Ruminations

Blog dedicated primarily to randomly selected news items; comments reflecting personal perceptions

Monday, April 10, 2023

Self-Check-out Machines Don't Ask Questions

"Theft is a taboo subject among grocers."
"People feel that grocers are profiteering. And if you believe that a retailer is profiteering, then you could argue that the company is stealing, so why not steal back?"
Sylvain Charlebois, professor, food industry expert, Dalhousie University, Halifax

"It is not that consumers are good or bad. It is that sometimes the opportunity makes the crime far more common."
"The situation can make that last-minute choice more likely."
"People steal to get back at retailers."
June Cotte, marketing professor, University of Western Ontario, Ivey School of Business, London, Ontario

"I feel no remorse. I don't steal frivolous things."
"I don't steal beer -- though some days I feel like I need it -- I just want to be able to feed my children some good, healthy food."
"I was like, 'Screw it, I don't care, I am taking the cheese', and that was the first thing I took."
"This is not about thrill-seeking. Everything has gone up in price."
Sam (assumed name), father of two, fully employed, home-owner
Produce vegetables are displayed for sale at a grocery store in Aylmer, Que., May 26, 2022. THE CANADIAN PRESS/Sean Kilpatrick
Produce vegetables are displayed for sale at a grocery store. THE CANADIAN PRESS/Sean Kilpatrick
 
The results of a recent survey conducted by Professor Charlebois and his colleagues at the Agri-Food Analytics Lab at Dalhousie University was that 30 percent of food shoppers believe grocers have been price-gouging consumers, the "main reason" for high prices. Food theft data is difficult to acquire, but Dr. Charlebois estimates that each grocery store loses between $2,000 and $5,000 every week to theft.
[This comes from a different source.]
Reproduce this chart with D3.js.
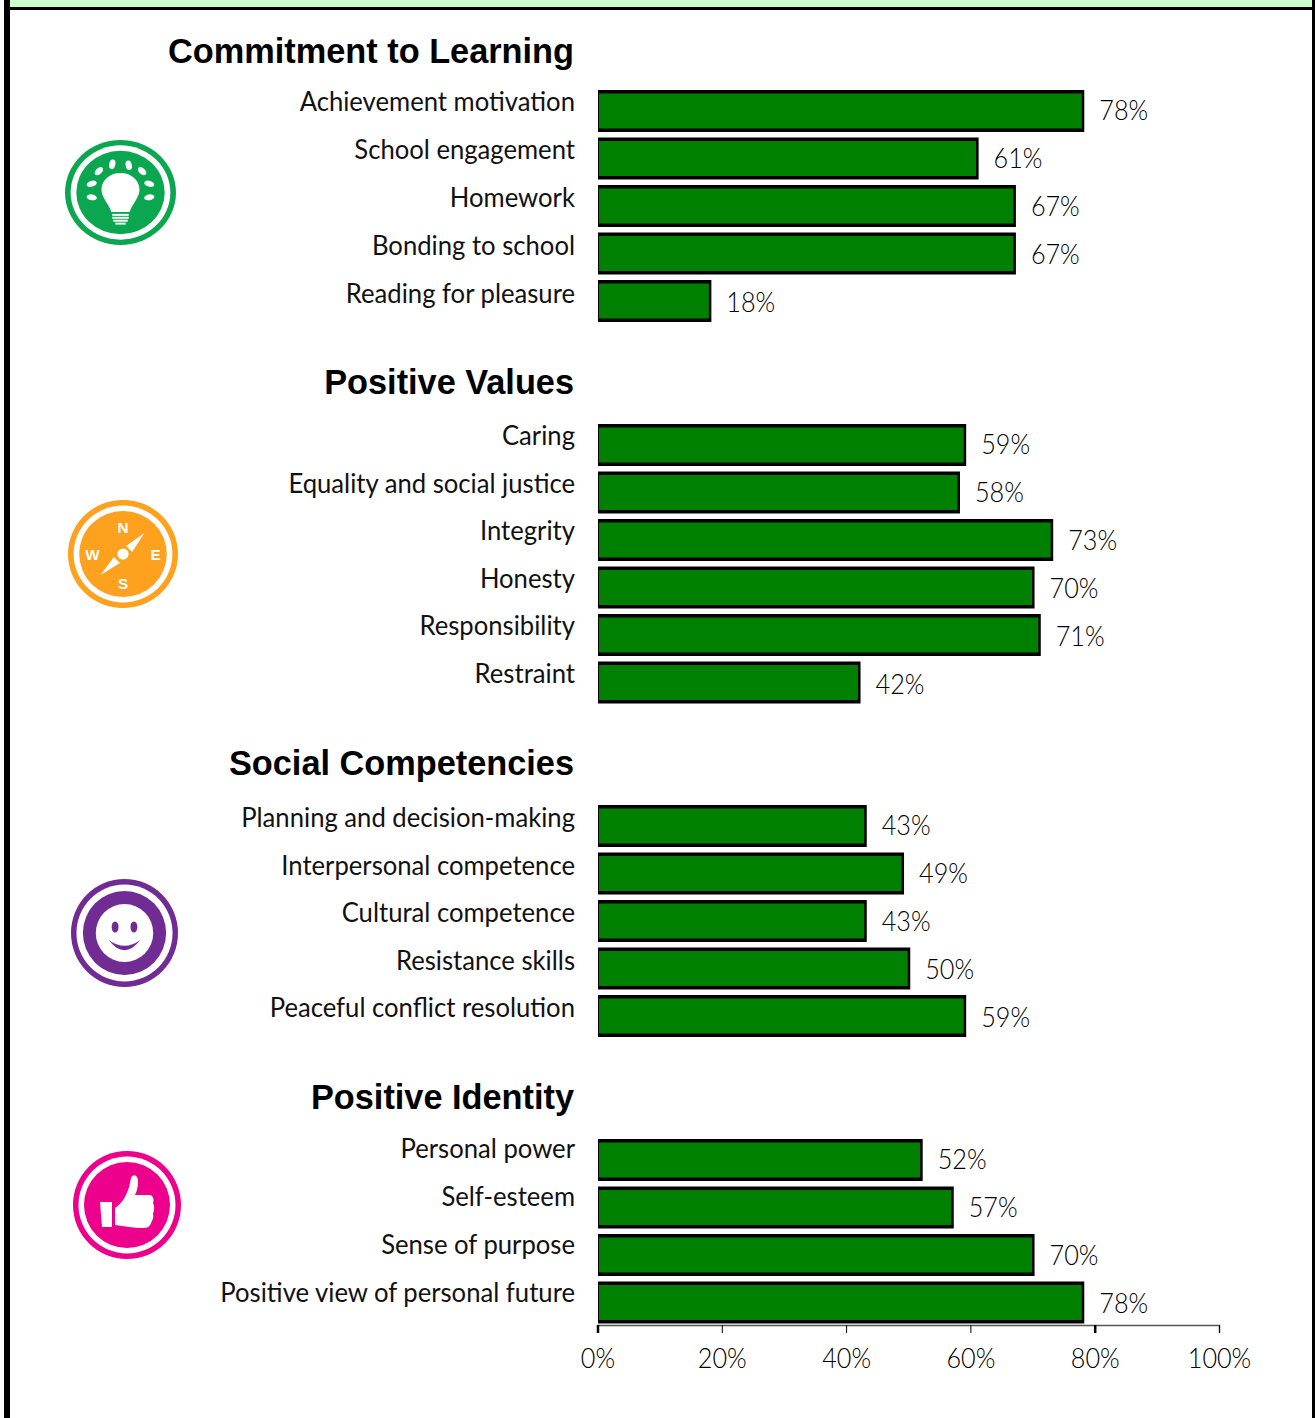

That doesn't sound like much, but in the aggregate it adds up; annual losses due to theft potentially ringing in up to $534 million (at Loblaw), $415 million (Empire), and $250 million (Metro); Canada's largest/leading food retailers. Major grocers' cumulative loss from theft is conceivably about $120 million annually, likely an underestimate.No verification nor loss estimates are available directly from the brand grocers, and franchise owners are  reluctant to give figures for fear of hearing back from head office.
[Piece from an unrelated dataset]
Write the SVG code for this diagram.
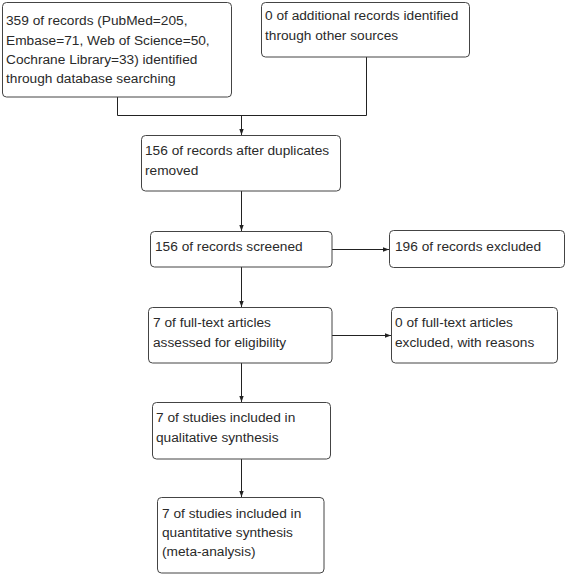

When contacted for comment, parent company executives simply politely decline comment. For them the subject does not exist, at least externally. Logic has it that they are unwilling to register theft as being a "huge problem" since it would represent a public relations faux pas to speak of shoplifting, casting aspersions as it were, on their loyal shopper-base, the customers who come out weekly for their grocery shopping.

In admitting that it is an issue, publicly, there is the risk of alienating their honest and loyal customers, made to feel it is they who are suspected of being petty crooks, defrauding the grocers who trust them enough to make shopping more efficient by employing self-checkout aisles. And surprise, it is those self-checkout aisles where most of the theft is taking place. Where it is not a human cashier, but a machine that lends itself to such opportunities.
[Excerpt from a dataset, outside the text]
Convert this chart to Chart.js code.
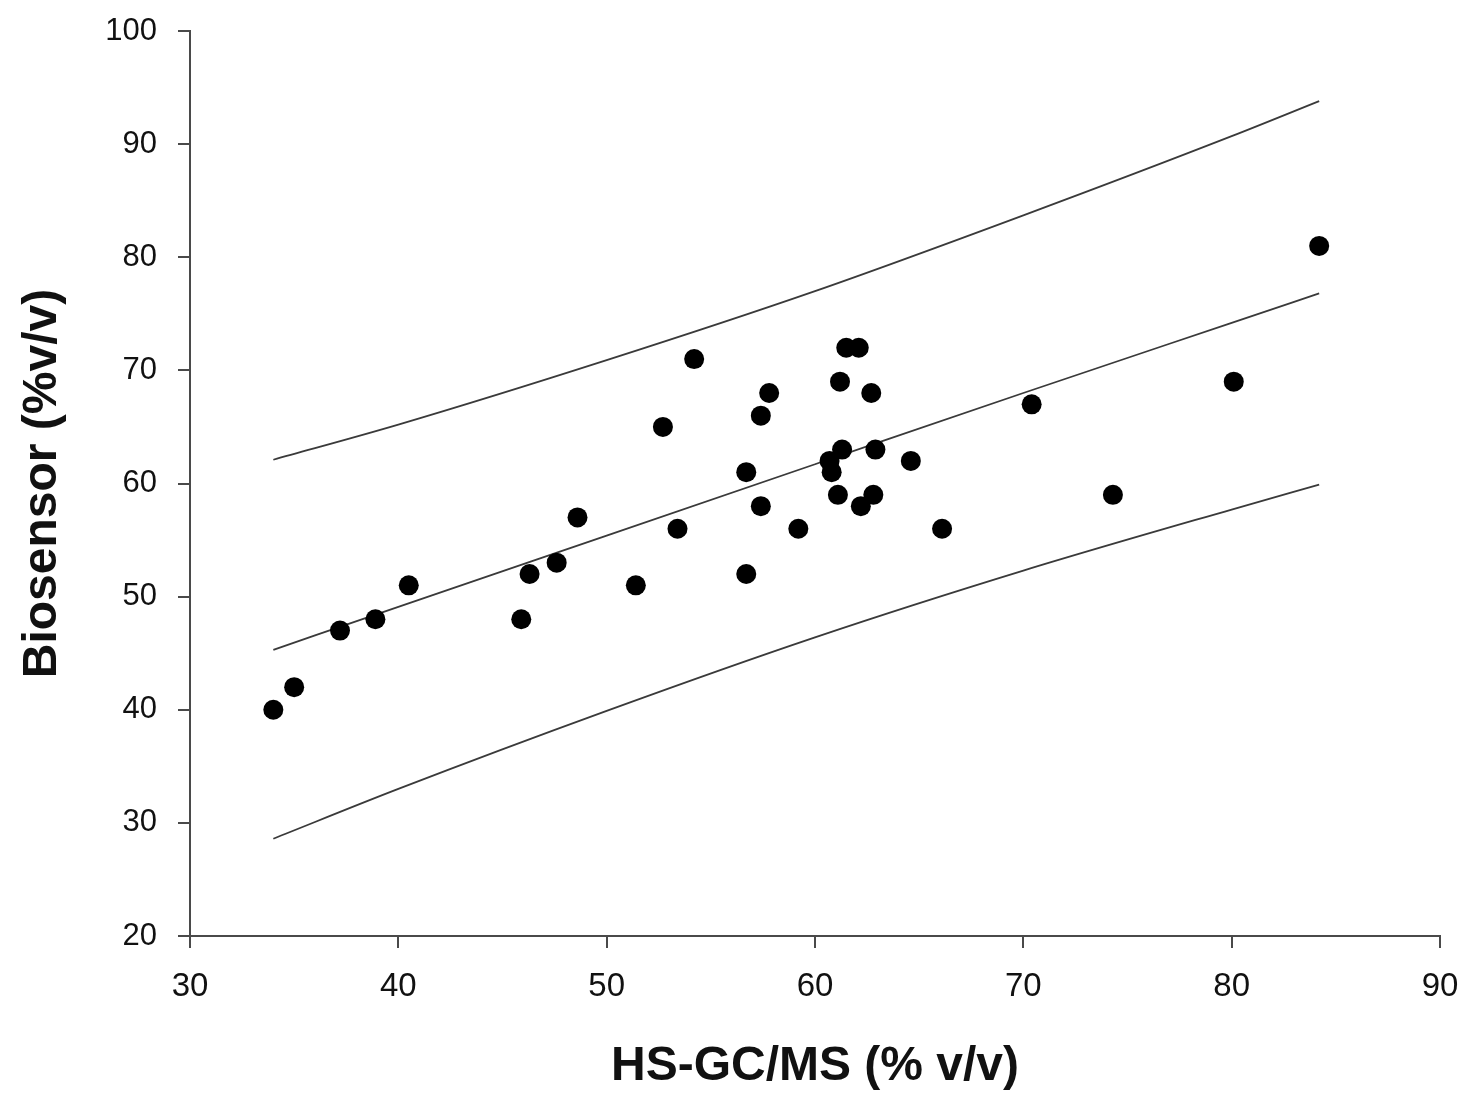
<!DOCTYPE html>
<html>
<head>
<meta charset="utf-8">
<script src="https://cdn.jsdelivr.net/npm/chart.js@4/dist/chart.umd.min.js"></script>
<style>
  html, body { margin: 0; padding: 0; background: #ffffff; }
  #wrap { width: 1480px; height: 1102px; }
</style>
</head>
<body>
<div id="wrap"><canvas id="c" width="1480" height="1102"></canvas></div>
<script>
// Measured points: HS-GC/MS (x) vs Biosensor (y)
const hsgcms = [34.0, 35.0, 37.2, 38.9, 40.5, 45.9, 46.3, 47.6, 48.6, 51.4, 52.7, 53.4, 54.2,
  56.7, 56.7, 57.4, 57.4, 57.8, 59.2, 60.7, 60.8, 61.1, 61.2, 61.3, 61.5, 62.1, 62.2, 62.7,
  62.8, 62.9, 64.6, 66.1, 70.4, 74.3, 80.1, 84.2];
const biosensor = [40, 42, 47, 48, 51, 48, 52, 53, 57, 51, 65, 56, 71,
  61, 52, 66, 58, 68, 56, 62, 61, 59, 69, 63, 72, 72, 58, 68,
  59, 63, 62, 56, 67, 59, 69, 81];

// Regression line and prediction band, read at several x positions
const lineX = [34, 40, 50, 60, 70, 80, 84.2];
const fitY = [45.3, 49.1, 55.4, 61.7, 68.0, 74.2, 76.8];
const upperY = [62.1, 65.2, 70.9, 77.0, 83.7, 90.7, 93.8];
const lowerY = [28.6, 33.0, 39.9, 46.4, 52.3, 57.7, 59.9];

// Axis ticks
const xTicks = [30, 40, 50, 60, 70, 80, 90];
const yTicks = [20, 30, 40, 50, 60, 70, 80, 90, 100];

const xTitle = 'HS-GC/MS (% v/v)';
const yTitle = 'Biosensor (%v/v)';

const pts = hsgcms.map((x, i) => ({ x: x, y: biosensor[i] }));
const mk = (ys) => lineX.map((x, i) => ({ x: x, y: ys[i] }));

const FONT = '"Liberation Sans", Arial, Helvetica, sans-serif';
const AXC = '#4a4a4a';

const lineDs = (data) => ({
  type: 'line', data: data, showLine: true, borderColor: '#3a3a3a', borderWidth: 1.8,
  pointRadius: 0, fill: false, cubicInterpolationMode: 'monotone', order: 2
});

new Chart(document.getElementById('c'), {
  type: 'scatter',
  data: {
    datasets: [
      { data: pts, backgroundColor: '#000000', borderColor: '#000000', borderWidth: 0,
        pointRadius: 10, pointHoverRadius: 10, order: 1 },
      lineDs(mk(fitY)),
      lineDs(mk(upperY)),
      lineDs(mk(lowerY))
    ]
  },
  options: {
    responsive: false,
    animation: false,
    layout: { padding: { left: 0, right: 40, top: 31, bottom: 0 } },
    plugins: { legend: { display: false }, tooltip: { enabled: false } },
    scales: {
      x: {
        type: 'linear', min: 30, max: 90,
        afterBuildTicks: (s) => { s.ticks = xTicks.map(v => ({ value: v })); },
        afterFit: (s) => { s.height = 166; s.paddingLeft = 0; s.paddingRight = 0; },
        grid: { display: true, drawOnChartArea: false, drawTicks: true, tickLength: 12, color: AXC, lineWidth: 2 },
        border: { display: true, color: AXC, width: 2 },
        ticks: { color: '#111', padding: 19, font: { family: FONT, size: 33 } },
        title: { display: true, text: xTitle, color: '#111', padding: { top: 0, bottom: 6 },
          font: { family: FONT, size: 48, weight: 'bold' } }
      },
      y: {
        type: 'linear', min: 20, max: 100,
        afterBuildTicks: (s) => { s.ticks = yTicks.map(v => ({ value: v })); },
        afterFit: (s) => { s.width = 190; s.paddingTop = 0; s.paddingBottom = 0; },
        grid: { display: true, drawOnChartArea: false, drawTicks: true, tickLength: 12, color: AXC, lineWidth: 2 },
        border: { display: true, color: AXC, width: 2 },
        ticks: { color: '#111', padding: 21, font: { family: FONT, size: 31 } },
        title: { display: true, text: yTitle, color: '#111', padding: { top: 14, bottom: 0 },
          font: { family: FONT, size: 48, weight: 'bold' } }
      }
    }
  }
});
</script>
</body>
</html>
Some grocers are attempting to employ techniques meant to discourage theft; permitting only baskets, not carts at self-checkouts. No more temptation over wine and beer, taken completely off the shelves. In some stores shoppers are asked to empty their carts onto checkout stands. And elsewhere security guards are employed to stand watch or to ask for receipts at exit.

There is irony in the fact that the weak-theft-link is the automated self-checkout. Devices which substantially took the place of human cashiers. Increasing the bottom line for the grocers in fewer cashiers to employ, but at the same time, giving opportunity to the larcenous among shoppers who fail to check out their purchases properly withholding some and passing others through. Meat is the big one; setting it aside as a 'freebie', the shopper forgot to scan.

On TikTok, popular with the young, users post content promoting theft calling it "borrowing" and "racking" in reference to shoplifting from big corporations, rather than small mom-and-pop stores. That old 'honour among thieves' rubric reborn. Tutorials on stealth non-purchase can be found on the social platflorm, as well.